▶ _THE PROBLEM_:
Which lines hold the word "this"? Copy each of them from the material.
--- Begin STORED DATA ---
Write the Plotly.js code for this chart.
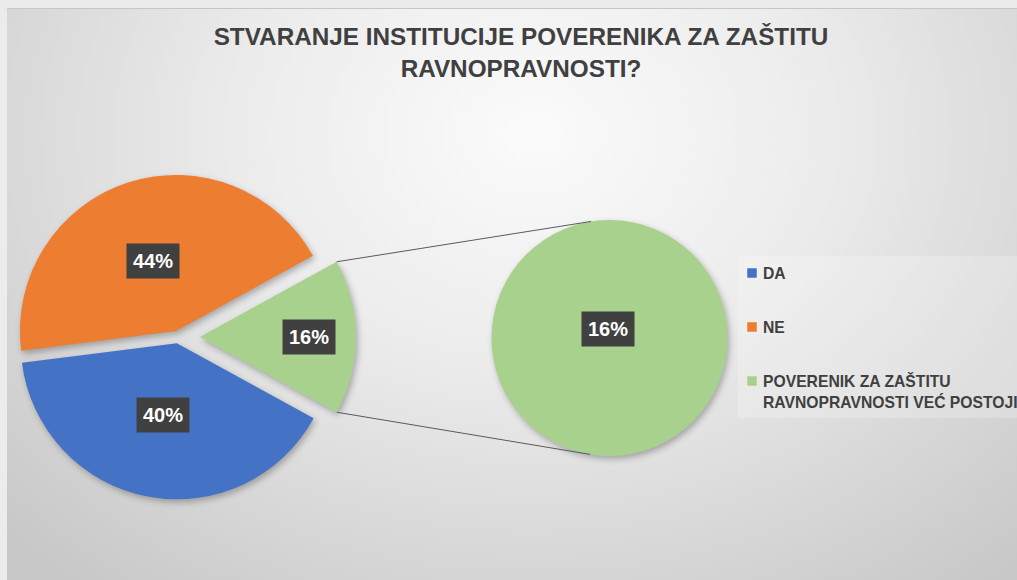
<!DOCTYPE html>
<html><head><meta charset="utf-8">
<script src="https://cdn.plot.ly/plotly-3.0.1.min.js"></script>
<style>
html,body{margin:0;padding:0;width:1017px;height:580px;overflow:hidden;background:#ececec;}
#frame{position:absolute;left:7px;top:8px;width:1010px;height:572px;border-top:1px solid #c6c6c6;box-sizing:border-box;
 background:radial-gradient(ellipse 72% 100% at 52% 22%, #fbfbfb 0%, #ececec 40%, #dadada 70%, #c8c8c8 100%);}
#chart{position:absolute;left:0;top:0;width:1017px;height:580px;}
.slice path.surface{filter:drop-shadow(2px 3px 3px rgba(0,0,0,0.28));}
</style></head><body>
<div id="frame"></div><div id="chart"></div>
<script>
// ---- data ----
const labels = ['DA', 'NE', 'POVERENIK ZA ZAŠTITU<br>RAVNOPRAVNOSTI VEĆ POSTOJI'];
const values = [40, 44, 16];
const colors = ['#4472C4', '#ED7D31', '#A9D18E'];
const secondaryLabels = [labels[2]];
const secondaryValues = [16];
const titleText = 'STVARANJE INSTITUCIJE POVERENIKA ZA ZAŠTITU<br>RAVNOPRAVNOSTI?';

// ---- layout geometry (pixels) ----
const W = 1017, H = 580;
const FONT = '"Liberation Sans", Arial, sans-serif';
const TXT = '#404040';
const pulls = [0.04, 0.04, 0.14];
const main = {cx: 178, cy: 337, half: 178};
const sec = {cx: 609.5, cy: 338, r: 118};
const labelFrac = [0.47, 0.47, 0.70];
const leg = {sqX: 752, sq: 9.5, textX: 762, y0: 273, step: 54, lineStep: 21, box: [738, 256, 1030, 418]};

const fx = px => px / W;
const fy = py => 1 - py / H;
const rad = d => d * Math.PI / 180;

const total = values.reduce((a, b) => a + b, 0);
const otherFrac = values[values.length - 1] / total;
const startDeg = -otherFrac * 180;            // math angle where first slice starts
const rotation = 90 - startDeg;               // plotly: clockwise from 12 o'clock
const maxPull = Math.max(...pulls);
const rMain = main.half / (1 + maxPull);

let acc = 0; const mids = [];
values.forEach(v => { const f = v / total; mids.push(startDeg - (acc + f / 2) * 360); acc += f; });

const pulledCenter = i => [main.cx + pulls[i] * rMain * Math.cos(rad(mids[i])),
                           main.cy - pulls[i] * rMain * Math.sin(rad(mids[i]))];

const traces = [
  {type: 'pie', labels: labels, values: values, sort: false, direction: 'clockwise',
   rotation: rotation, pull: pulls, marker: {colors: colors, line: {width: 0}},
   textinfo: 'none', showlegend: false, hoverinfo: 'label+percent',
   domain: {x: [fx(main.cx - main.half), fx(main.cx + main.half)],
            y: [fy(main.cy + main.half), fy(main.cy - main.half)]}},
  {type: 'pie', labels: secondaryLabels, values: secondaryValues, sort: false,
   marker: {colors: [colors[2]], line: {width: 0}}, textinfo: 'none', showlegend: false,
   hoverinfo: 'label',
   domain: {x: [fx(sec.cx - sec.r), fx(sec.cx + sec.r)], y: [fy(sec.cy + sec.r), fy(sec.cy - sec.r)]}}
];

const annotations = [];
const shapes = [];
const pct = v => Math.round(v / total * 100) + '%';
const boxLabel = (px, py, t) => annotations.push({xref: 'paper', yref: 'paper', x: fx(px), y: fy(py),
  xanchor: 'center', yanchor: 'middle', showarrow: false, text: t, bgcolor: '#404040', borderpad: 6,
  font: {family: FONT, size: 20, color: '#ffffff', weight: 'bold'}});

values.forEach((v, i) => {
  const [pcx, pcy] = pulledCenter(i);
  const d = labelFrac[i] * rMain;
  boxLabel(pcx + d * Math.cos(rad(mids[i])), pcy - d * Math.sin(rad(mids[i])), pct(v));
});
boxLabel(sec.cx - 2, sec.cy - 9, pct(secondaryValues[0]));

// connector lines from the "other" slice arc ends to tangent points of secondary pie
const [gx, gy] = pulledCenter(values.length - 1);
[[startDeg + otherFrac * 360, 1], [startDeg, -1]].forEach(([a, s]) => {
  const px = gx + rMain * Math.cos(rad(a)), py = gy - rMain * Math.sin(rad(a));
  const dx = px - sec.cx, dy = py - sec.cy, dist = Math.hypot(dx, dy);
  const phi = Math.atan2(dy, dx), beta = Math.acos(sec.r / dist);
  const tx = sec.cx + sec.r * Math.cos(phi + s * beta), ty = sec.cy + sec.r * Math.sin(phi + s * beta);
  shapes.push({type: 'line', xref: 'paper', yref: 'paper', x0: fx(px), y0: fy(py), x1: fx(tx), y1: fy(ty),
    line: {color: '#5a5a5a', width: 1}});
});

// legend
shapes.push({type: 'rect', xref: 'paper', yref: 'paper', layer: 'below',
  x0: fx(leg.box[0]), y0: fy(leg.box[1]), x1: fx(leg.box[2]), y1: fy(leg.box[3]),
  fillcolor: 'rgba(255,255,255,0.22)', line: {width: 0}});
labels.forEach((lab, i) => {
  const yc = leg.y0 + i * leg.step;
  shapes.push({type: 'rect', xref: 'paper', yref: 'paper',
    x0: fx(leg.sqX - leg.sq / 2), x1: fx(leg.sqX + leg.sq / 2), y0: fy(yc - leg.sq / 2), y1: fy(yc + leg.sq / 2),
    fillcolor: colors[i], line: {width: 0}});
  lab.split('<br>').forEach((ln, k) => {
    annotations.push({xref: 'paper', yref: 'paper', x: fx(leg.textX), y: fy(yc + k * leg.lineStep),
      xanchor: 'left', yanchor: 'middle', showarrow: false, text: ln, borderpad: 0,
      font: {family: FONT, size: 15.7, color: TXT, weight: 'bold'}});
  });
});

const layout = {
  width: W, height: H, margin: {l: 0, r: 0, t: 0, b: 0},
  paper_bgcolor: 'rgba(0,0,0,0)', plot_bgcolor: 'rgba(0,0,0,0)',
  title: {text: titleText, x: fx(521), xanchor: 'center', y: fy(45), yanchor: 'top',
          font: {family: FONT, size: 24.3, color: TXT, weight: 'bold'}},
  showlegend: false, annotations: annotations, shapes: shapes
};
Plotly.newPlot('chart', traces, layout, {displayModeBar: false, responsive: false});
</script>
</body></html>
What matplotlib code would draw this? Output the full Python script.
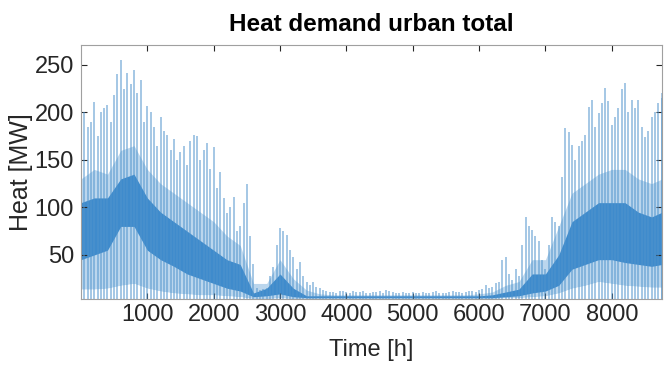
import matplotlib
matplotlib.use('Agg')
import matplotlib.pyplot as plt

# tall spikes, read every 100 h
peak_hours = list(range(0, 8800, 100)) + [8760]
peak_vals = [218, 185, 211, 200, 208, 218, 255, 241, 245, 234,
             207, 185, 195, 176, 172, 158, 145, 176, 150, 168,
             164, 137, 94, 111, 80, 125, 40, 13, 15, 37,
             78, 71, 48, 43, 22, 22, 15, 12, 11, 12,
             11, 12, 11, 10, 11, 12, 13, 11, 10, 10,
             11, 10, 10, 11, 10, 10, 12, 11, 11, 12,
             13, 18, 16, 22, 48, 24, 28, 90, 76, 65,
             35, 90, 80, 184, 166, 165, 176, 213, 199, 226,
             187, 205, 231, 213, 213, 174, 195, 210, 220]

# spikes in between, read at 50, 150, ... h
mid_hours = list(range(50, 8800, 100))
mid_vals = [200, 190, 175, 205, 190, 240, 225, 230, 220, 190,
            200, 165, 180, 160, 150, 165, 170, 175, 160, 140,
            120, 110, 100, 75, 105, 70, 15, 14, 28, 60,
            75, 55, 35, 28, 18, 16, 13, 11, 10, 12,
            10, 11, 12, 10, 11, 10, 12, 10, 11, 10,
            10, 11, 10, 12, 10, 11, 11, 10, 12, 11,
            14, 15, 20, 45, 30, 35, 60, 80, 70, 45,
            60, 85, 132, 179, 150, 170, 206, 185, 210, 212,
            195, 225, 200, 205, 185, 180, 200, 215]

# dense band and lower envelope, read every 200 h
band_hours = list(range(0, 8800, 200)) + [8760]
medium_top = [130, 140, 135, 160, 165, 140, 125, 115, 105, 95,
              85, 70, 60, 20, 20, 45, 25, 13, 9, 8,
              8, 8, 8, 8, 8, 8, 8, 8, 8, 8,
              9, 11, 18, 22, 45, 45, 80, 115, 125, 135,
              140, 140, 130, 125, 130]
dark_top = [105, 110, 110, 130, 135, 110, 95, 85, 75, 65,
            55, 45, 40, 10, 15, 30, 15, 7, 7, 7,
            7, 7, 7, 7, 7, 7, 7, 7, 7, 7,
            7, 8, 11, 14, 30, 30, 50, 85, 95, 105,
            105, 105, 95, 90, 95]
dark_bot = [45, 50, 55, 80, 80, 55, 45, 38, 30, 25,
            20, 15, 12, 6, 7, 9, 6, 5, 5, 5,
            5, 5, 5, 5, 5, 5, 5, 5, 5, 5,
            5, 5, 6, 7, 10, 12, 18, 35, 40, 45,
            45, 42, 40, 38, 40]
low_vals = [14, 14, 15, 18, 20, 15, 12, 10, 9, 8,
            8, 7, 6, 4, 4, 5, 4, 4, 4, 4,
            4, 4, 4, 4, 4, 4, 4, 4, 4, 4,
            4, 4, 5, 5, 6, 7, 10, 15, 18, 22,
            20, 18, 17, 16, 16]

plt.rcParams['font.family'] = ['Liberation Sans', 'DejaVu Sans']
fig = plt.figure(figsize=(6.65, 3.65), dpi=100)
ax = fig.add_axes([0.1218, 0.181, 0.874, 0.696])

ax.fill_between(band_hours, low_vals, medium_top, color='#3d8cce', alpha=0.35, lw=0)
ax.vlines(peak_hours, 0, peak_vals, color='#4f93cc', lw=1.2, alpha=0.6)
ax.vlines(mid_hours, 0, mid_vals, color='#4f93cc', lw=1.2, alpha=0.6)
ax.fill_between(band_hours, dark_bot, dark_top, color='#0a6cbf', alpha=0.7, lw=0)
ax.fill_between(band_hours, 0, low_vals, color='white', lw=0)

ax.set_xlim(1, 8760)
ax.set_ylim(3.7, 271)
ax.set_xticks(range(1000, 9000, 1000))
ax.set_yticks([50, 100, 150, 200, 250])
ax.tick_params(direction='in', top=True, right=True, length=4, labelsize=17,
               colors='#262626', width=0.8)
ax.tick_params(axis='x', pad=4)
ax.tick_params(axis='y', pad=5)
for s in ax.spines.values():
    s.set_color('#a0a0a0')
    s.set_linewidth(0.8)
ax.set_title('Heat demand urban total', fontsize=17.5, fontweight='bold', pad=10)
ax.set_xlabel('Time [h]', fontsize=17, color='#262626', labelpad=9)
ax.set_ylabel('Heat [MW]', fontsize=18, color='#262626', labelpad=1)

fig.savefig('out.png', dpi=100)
--- End STORED DATA ---
▶ _ANSWER_:
Write the Plotly.js code for this chart.
What matplotlib code would draw this? Output the full Python script.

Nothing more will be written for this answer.